O Papa Francisco disse aos participantes do Congresso que o desafio das metrópoles requer uma “mudança de mentalidade pastoral”; a Igreja não é mais a única referência cultural para as pessoas. Não é que devamos deixar-nos levar por um relativismo pastoral, perdendo a referência no Evangelho: “É preciso ter a coragem de uma pastoral evangelizadora audaz e sem temores” para apresentar Jesus e o Evangelho ao homem e à mulher da cidade grande.

É necessário o “diálogo com a multiculturalidade”, sem perder a própria identidade. Para tanto, é necessário conhecer a fundo o fenômeno urbano, seus imaginários coletivos as “cidades invisíveis” e suas linguagens, para encontrar o coração do homem urbano e oferecer-lhe o Evangelho da vida.

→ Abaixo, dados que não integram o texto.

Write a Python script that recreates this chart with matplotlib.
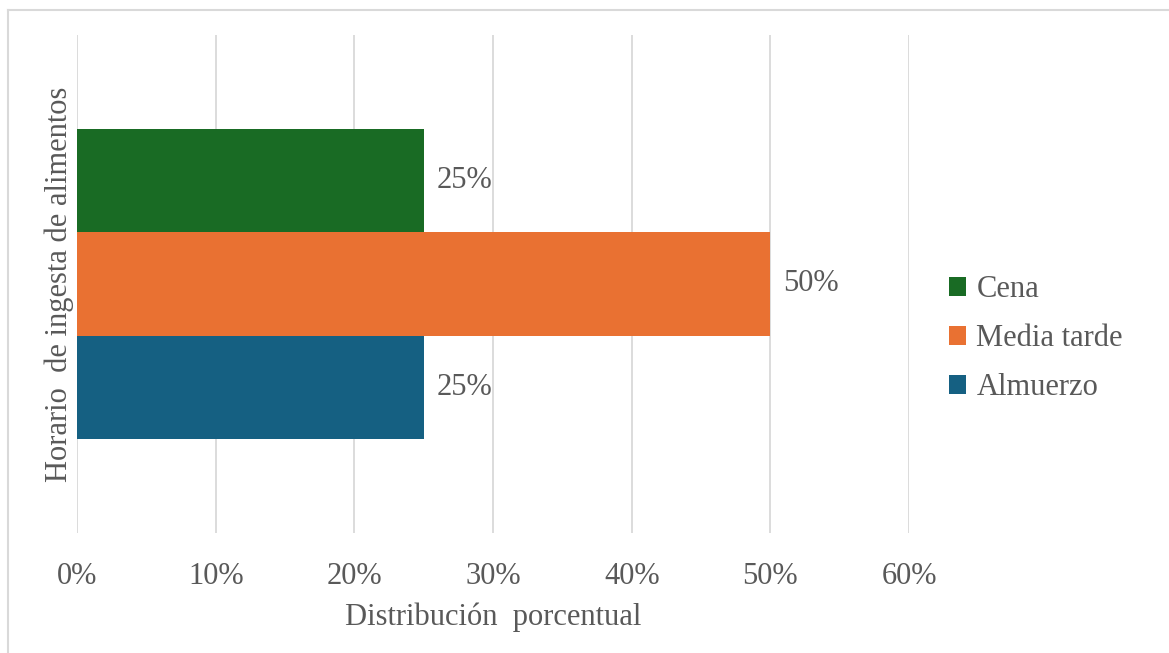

Elemento importante para a evangelização da cidade é a religiosidade do povo: se Deus habita a cidade, é necessário buscá-lo e reconhecê-lo onde Ele está e se manifesta, nas situações da vida urbana. Um bispo observou, durante o Congresso, que em sua diocese “metropolitana” foi assumido o propósito de prestar atenção aos “vigários de Cristo” na cidade e de ir ao seu encontro: os pobres, os doentes, os prisioneiros, os moradores de rua, os imigrados…

Francisco observou que o desafio da Igreja em relação aos pobres e rejeitados das metrópoles é duplo: acolhê-los com caridade e valorizar a sua fé, tantas vezes simples e até mesclada com elementos mágicos, mas deve ser valorizada, discernida e evangelizada.

A transformação da Igreja nas metrópoles requer “pensar tudo em termos de missão”, observou o Papa: sair, ir ao encontro em vez de esperar que as pessoas venham, adequar-se ao ritmo da cidade e inserir-se nele: horários de celebrações e atendimentos adequados às possibilidades do povo, igrejas de portas abertas, testemunho vigoroso da fé, incidência na cultura urbana, ir às periferias geográficas, humanas, sociais e existenciais, pastoral ecumênica, participação efetiva dos leigos na missão da Igreja.

O Deus que vive na cidade pede que a Igreja de Cristo se coloque ao serviço do seu reino com novo dinamismo e criatividade pastoral.